Material provided:
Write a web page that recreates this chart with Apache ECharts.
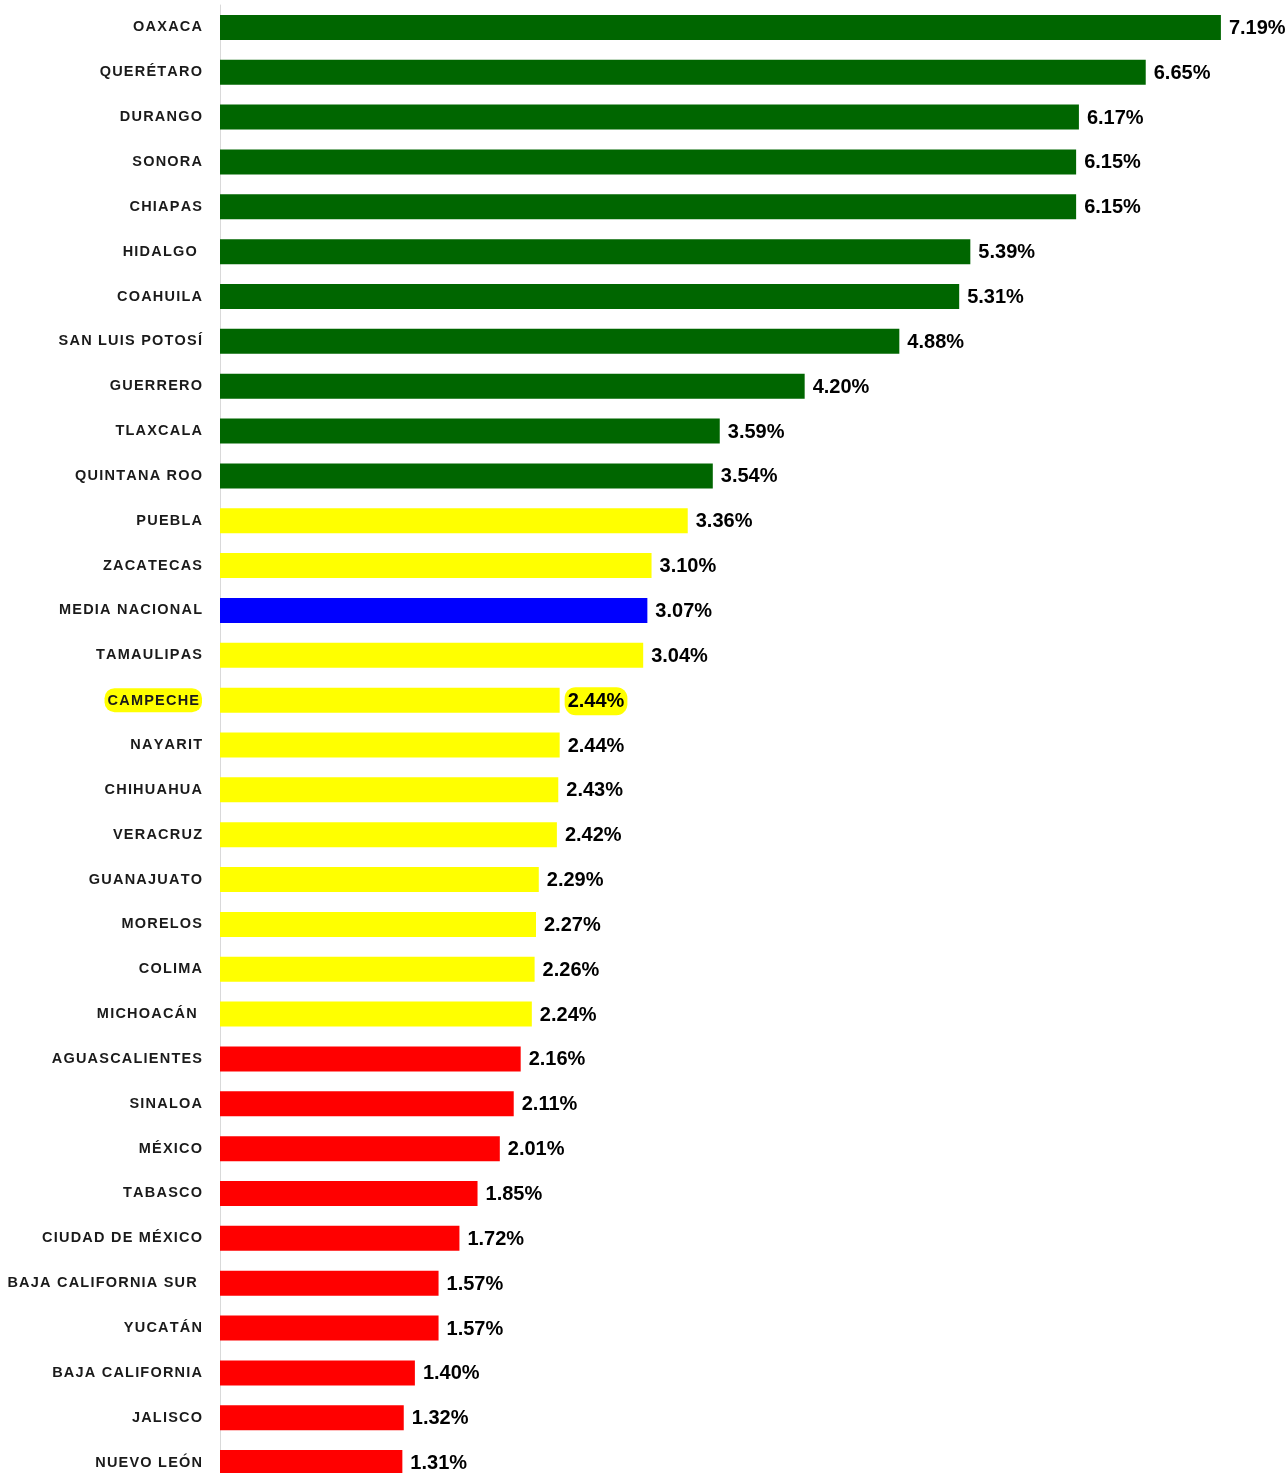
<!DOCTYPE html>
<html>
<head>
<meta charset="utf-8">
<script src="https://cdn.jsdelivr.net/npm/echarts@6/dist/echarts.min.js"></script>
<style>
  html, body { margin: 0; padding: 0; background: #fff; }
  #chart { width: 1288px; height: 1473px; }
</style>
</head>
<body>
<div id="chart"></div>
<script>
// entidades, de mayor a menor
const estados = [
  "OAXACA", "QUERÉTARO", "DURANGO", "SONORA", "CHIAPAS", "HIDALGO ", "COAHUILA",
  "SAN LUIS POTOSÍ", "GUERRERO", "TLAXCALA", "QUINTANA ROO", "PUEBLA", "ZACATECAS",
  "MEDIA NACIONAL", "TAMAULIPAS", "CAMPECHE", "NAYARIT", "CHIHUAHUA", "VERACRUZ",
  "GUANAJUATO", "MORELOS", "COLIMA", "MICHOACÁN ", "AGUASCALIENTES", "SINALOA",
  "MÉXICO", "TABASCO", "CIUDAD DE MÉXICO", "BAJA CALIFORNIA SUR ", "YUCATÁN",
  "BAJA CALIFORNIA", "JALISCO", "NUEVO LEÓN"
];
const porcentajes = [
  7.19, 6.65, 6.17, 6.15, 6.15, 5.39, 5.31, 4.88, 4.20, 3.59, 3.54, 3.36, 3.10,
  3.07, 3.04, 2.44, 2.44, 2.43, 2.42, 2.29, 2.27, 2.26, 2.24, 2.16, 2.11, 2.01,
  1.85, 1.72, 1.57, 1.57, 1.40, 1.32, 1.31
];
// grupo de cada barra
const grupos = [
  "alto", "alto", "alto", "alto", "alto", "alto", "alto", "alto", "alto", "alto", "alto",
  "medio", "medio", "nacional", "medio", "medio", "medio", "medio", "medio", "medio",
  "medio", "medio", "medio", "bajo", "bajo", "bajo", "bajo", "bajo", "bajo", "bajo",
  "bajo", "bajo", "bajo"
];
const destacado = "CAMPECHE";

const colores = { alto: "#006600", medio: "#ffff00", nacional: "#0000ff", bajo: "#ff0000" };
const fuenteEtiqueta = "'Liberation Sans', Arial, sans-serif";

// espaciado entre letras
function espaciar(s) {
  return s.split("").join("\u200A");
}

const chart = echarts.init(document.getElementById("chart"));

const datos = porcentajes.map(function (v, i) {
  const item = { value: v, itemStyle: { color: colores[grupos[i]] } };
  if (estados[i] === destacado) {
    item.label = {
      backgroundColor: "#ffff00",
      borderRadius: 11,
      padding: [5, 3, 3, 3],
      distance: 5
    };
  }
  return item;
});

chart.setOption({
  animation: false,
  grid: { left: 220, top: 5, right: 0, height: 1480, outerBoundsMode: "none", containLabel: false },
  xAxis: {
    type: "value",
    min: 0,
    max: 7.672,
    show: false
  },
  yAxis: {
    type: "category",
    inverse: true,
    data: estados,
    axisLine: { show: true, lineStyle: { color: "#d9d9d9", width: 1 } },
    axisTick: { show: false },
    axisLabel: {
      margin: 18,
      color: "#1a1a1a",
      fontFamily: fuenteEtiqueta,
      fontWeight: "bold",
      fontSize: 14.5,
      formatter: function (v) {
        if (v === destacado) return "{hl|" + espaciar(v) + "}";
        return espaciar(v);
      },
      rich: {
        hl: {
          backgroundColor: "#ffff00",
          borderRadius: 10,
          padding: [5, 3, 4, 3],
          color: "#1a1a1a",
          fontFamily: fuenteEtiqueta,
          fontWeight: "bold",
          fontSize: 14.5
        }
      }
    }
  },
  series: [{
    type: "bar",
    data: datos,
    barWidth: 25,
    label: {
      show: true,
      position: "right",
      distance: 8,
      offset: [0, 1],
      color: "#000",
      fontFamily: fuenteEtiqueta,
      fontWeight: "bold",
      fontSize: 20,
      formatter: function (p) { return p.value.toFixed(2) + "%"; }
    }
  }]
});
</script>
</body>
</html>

==

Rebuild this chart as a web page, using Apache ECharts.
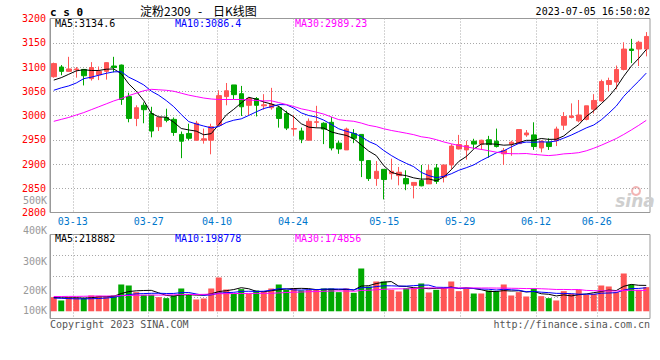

---

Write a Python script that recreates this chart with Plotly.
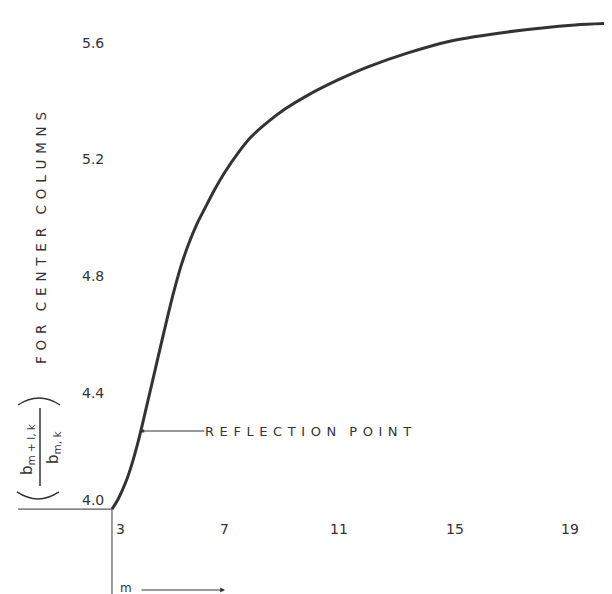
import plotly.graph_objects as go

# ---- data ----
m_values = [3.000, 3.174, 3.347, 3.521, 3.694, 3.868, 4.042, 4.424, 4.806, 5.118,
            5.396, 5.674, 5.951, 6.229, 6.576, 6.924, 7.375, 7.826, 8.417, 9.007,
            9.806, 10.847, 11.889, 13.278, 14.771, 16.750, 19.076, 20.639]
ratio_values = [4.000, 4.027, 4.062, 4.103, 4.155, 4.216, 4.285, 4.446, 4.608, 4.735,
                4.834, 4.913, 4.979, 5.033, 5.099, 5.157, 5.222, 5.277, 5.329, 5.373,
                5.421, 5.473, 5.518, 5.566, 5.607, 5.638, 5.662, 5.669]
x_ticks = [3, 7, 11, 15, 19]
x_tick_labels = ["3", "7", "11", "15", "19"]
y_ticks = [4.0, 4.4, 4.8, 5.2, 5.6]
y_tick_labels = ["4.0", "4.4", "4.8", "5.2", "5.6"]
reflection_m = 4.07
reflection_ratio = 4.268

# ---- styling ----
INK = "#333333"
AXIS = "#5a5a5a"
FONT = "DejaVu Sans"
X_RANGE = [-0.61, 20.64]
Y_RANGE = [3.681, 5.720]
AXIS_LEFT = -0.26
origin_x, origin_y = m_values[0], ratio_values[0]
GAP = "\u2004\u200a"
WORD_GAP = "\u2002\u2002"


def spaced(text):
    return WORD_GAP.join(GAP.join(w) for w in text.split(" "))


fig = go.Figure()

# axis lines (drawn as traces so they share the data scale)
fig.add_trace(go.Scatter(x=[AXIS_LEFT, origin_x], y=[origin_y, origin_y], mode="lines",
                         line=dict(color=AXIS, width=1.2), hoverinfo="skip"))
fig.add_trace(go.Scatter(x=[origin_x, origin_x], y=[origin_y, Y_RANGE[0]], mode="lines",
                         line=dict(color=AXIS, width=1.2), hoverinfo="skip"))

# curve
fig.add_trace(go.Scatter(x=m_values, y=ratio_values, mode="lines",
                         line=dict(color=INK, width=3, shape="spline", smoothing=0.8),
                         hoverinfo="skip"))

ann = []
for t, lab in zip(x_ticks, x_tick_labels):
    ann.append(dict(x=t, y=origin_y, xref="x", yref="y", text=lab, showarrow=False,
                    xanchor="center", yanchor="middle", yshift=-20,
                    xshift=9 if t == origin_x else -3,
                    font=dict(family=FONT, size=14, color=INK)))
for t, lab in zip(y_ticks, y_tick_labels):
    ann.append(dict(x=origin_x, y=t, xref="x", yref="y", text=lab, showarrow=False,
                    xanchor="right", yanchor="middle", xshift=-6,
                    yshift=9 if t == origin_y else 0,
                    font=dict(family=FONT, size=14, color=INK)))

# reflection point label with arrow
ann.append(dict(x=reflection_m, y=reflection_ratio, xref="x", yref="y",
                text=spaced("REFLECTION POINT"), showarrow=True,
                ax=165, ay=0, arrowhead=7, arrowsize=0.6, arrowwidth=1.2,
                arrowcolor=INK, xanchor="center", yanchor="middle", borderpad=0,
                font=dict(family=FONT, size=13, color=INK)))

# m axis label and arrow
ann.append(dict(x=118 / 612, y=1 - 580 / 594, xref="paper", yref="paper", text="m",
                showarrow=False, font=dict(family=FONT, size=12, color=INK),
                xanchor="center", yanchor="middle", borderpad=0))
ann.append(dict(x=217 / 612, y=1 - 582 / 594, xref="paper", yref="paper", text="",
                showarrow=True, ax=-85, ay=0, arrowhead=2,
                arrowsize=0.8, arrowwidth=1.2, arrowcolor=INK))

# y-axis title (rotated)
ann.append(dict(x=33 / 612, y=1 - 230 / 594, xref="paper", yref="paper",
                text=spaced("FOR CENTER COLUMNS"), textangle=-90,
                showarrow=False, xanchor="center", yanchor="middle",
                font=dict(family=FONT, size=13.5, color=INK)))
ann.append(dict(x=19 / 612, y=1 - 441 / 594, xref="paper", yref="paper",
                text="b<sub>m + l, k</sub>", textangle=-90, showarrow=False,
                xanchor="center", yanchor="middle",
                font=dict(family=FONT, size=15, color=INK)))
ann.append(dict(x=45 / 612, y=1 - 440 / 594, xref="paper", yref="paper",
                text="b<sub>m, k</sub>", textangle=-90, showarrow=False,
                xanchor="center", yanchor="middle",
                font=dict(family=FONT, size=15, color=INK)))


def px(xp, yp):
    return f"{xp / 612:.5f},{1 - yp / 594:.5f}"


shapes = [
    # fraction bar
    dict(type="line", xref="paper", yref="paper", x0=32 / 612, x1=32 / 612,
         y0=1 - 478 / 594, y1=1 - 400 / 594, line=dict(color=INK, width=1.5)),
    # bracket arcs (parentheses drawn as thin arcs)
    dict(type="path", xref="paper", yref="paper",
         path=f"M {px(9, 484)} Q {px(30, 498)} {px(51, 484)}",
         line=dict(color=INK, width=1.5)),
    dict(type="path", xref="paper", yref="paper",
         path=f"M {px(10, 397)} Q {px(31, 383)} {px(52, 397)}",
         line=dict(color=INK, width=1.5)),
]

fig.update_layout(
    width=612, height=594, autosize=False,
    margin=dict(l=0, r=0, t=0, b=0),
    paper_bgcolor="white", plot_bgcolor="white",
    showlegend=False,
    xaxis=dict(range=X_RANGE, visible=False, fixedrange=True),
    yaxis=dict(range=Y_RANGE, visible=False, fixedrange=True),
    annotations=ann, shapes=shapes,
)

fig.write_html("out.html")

Exercise:
Repeat exactly the stretch of lines that opens with the line containing "Write a Python" and closes with the line containing "reflection_ratio = 4.268". Leave the pictures out, and add nothing.

Exercise output:
Write a Python script that recreates this chart with Plotly.
import plotly.graph_objects as go

# ---- data ----
m_values = [3.000, 3.174, 3.347, 3.521, 3.694, 3.868, 4.042, 4.424, 4.806, 5.118,
            5.396, 5.674, 5.951, 6.229, 6.576, 6.924, 7.375, 7.826, 8.417, 9.007,
            9.806, 10.847, 11.889, 13.278, 14.771, 16.750, 19.076, 20.639]
ratio_values = [4.000, 4.027, 4.062, 4.103, 4.155, 4.216, 4.285, 4.446, 4.608, 4.735,
                4.834, 4.913, 4.979, 5.033, 5.099, 5.157, 5.222, 5.277, 5.329, 5.373,
                5.421, 5.473, 5.518, 5.566, 5.607, 5.638, 5.662, 5.669]
x_ticks = [3, 7, 11, 15, 19]
x_tick_labels = ["3", "7", "11", "15", "19"]
y_ticks = [4.0, 4.4, 4.8, 5.2, 5.6]
y_tick_labels = ["4.0", "4.4", "4.8", "5.2", "5.6"]
reflection_m = 4.07
reflection_ratio = 4.268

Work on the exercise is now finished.